RECORDS FOR THE EXERCISE
-- START --

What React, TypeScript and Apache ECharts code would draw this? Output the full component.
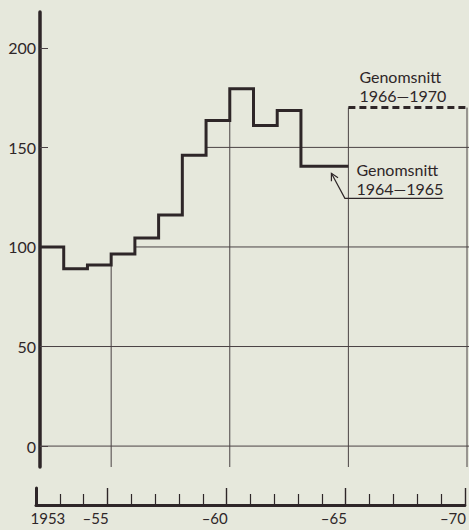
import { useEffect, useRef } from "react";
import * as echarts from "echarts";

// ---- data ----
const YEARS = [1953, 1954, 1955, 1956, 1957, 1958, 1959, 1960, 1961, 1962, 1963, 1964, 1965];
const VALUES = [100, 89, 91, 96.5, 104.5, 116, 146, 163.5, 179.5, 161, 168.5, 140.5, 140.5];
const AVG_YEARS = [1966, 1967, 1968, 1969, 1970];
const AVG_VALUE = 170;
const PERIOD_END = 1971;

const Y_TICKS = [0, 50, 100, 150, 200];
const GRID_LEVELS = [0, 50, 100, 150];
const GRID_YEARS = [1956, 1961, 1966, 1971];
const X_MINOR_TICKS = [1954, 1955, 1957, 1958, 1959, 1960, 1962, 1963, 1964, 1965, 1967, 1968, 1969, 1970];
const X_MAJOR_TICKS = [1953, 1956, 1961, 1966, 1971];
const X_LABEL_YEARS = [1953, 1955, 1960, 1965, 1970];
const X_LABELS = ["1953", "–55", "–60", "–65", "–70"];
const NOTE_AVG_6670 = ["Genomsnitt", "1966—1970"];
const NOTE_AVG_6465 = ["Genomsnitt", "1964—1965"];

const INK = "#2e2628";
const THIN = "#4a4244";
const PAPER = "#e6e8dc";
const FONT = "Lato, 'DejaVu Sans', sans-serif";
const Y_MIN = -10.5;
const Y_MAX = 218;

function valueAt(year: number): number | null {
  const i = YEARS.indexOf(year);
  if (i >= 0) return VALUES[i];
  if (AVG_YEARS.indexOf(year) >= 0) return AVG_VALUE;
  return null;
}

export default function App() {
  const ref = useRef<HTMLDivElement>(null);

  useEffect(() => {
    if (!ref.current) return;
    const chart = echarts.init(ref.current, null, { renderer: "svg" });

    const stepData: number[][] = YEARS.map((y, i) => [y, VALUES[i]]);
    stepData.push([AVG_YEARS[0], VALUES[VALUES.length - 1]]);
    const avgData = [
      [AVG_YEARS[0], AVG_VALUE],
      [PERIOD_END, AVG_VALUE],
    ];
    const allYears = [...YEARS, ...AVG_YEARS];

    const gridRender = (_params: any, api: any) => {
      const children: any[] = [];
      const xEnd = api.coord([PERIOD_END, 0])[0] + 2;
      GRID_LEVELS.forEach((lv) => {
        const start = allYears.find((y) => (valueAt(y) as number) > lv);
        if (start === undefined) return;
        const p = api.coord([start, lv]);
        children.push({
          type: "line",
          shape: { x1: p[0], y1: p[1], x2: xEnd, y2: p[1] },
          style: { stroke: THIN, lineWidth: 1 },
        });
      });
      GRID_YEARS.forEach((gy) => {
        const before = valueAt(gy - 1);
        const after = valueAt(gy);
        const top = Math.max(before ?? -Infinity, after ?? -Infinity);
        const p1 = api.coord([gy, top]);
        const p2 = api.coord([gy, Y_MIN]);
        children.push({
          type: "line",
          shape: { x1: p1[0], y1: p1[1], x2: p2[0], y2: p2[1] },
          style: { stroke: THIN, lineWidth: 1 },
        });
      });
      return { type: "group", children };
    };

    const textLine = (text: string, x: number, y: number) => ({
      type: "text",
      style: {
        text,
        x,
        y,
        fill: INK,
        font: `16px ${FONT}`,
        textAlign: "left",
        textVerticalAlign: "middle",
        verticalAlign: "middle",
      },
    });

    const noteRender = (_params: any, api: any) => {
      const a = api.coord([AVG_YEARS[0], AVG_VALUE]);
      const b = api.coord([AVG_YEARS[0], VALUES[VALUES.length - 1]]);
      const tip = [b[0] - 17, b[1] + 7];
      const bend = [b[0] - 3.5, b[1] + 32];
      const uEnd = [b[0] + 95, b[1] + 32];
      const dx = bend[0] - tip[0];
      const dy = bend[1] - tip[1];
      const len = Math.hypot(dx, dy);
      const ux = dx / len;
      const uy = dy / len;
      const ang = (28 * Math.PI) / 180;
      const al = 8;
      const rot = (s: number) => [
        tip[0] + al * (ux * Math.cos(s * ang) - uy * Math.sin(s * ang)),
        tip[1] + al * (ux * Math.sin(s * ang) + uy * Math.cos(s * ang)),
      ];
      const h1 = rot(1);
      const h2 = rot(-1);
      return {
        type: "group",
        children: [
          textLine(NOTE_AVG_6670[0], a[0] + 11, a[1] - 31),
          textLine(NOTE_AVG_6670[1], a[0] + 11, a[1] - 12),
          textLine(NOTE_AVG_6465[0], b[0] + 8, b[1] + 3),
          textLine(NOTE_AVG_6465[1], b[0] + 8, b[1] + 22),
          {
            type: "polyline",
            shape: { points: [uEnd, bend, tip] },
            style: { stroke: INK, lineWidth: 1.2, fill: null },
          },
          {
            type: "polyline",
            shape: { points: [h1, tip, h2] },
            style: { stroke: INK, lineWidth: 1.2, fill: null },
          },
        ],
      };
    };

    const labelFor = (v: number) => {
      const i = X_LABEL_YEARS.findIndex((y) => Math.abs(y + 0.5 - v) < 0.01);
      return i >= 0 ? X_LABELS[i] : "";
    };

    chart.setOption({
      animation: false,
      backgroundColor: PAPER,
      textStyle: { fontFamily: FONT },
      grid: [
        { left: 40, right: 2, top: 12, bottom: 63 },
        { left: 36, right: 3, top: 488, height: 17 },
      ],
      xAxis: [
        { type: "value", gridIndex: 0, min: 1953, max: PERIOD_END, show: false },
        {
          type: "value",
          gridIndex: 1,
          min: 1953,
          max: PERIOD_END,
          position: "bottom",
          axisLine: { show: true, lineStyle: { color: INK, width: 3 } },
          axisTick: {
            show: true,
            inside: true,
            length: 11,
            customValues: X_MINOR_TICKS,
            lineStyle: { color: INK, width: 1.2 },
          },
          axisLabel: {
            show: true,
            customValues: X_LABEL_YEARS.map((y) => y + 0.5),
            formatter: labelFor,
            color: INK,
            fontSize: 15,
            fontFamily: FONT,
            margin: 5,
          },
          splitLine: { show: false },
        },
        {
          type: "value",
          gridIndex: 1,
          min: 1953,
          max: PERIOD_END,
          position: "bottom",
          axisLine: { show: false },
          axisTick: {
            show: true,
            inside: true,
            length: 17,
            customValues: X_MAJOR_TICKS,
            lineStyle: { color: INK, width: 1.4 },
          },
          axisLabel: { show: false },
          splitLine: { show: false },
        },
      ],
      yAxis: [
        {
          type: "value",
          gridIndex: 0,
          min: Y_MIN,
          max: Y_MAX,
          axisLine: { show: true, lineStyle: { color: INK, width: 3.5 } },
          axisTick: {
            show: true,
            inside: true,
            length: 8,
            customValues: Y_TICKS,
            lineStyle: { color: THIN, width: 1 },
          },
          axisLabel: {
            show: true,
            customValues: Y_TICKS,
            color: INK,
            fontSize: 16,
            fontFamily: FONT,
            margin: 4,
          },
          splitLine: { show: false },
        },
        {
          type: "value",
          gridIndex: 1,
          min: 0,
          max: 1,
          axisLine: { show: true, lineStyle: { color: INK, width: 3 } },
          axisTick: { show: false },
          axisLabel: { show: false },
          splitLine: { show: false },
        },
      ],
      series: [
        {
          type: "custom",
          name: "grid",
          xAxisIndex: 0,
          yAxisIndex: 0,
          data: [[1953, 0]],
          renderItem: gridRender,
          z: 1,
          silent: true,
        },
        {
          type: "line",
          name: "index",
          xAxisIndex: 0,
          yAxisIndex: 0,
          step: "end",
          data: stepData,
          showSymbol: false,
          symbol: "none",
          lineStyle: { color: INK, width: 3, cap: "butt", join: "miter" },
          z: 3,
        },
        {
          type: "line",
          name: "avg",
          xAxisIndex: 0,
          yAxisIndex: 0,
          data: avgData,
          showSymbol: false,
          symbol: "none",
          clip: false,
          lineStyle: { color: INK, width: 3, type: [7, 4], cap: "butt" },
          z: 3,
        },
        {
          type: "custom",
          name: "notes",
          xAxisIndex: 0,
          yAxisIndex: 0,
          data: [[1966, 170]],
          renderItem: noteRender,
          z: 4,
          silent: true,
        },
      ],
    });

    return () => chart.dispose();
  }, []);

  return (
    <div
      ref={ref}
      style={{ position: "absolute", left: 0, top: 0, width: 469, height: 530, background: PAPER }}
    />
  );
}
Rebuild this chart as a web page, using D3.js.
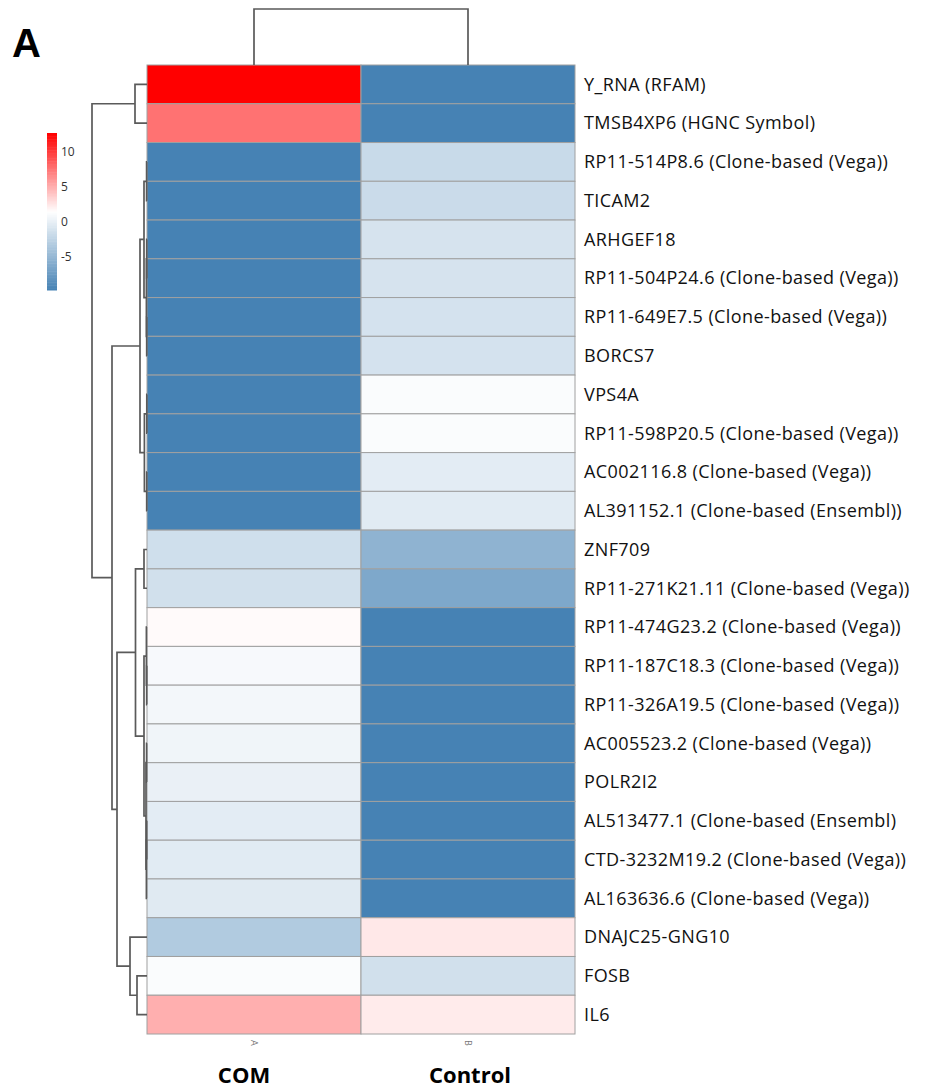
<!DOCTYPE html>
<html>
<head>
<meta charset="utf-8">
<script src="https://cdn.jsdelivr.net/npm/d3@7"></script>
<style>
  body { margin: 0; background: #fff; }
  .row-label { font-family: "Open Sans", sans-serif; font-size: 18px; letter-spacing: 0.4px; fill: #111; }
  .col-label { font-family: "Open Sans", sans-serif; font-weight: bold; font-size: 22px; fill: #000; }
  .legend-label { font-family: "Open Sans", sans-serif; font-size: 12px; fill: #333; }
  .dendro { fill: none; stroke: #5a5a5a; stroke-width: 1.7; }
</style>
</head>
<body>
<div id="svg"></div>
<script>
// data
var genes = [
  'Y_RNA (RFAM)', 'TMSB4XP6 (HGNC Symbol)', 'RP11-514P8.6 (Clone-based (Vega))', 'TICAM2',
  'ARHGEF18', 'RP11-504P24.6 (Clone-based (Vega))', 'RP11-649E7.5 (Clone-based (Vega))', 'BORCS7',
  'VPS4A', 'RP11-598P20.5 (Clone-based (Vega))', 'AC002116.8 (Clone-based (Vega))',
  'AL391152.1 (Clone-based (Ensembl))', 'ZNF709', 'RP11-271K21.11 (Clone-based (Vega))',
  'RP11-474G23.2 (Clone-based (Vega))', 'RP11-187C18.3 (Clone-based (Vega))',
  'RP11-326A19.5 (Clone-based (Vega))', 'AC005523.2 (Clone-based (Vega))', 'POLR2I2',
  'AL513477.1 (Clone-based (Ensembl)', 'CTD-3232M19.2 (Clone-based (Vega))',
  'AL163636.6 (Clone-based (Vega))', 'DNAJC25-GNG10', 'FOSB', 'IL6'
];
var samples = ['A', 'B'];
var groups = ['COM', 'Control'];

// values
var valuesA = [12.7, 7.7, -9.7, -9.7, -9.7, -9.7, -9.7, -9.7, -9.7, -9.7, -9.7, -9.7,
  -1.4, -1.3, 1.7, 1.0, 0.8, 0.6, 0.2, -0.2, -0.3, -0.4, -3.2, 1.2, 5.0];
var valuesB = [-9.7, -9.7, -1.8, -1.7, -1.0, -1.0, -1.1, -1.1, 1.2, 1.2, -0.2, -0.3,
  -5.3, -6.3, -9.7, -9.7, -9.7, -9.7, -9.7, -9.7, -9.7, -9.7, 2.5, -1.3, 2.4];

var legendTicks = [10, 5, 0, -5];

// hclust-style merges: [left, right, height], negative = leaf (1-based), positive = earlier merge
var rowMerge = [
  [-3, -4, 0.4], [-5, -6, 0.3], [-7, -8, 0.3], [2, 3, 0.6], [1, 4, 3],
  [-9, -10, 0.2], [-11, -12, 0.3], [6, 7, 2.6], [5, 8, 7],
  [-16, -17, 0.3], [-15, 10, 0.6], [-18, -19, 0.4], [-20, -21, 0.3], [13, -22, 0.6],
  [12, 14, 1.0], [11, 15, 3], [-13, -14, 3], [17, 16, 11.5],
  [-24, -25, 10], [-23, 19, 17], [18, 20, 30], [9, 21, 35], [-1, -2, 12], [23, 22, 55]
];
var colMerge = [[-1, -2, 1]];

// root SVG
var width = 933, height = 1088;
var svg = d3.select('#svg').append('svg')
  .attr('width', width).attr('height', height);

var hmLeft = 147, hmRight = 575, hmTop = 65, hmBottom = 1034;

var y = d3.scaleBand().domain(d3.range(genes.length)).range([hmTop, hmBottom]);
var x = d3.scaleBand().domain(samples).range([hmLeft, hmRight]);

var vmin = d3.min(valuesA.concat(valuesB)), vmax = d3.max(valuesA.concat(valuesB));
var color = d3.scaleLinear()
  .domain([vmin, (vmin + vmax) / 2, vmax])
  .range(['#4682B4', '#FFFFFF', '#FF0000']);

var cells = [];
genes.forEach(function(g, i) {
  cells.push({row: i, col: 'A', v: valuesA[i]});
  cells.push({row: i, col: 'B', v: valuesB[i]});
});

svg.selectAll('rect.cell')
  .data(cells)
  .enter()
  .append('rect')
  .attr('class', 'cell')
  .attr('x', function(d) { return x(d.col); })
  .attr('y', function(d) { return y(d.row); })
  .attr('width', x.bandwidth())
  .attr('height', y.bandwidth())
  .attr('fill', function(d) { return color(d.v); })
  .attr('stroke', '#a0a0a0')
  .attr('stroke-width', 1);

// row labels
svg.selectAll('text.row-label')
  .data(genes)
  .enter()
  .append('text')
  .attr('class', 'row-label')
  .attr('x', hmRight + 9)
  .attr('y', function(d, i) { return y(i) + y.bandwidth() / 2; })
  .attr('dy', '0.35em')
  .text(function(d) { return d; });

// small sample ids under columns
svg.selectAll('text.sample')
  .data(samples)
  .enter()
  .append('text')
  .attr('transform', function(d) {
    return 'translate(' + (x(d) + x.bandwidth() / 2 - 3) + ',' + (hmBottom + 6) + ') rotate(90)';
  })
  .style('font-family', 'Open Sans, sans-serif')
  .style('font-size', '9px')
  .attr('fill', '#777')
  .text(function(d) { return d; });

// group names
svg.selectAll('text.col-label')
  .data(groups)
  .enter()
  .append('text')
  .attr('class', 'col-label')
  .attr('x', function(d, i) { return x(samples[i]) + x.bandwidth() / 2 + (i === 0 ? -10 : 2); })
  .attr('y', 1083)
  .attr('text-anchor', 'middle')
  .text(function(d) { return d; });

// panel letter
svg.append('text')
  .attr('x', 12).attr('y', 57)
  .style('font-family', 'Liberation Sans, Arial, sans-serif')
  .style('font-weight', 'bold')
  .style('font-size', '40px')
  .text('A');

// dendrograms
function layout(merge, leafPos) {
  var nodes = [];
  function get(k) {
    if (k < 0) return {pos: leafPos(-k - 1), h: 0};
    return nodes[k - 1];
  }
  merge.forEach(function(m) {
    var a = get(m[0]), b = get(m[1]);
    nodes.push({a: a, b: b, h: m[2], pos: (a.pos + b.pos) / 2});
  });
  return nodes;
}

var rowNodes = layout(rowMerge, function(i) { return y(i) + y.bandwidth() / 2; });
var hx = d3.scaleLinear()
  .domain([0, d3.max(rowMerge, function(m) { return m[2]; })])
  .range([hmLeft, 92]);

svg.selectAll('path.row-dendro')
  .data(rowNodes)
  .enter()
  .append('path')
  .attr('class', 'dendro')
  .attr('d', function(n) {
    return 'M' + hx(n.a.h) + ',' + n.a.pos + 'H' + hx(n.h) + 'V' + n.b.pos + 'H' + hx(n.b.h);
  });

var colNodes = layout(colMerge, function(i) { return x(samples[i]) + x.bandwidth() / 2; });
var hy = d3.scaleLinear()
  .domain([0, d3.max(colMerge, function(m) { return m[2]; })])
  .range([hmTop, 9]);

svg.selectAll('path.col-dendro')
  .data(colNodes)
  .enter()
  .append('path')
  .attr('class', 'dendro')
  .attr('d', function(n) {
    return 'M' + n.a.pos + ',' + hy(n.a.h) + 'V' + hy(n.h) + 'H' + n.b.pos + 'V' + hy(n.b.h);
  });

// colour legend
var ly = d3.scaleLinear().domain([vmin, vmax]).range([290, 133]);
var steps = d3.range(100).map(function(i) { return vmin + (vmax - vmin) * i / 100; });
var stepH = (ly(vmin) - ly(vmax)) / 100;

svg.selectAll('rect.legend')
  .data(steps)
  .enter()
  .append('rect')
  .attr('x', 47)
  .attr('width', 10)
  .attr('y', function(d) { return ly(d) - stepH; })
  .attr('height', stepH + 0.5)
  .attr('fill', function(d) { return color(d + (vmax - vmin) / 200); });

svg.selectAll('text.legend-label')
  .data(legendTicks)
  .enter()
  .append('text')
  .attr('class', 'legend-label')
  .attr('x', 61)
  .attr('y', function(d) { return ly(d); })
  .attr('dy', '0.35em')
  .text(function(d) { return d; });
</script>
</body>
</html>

-- END --

YOUR GOAL
Reproduce only the lines of the records from the start up to and including the line that holds "import * as"; do not carry over any picture.

ANSWER TO THE TASK
What React, TypeScript and Apache ECharts code would draw this? Output the full component.
import { useEffect, useRef } from "react";
import * as echarts from "echarts";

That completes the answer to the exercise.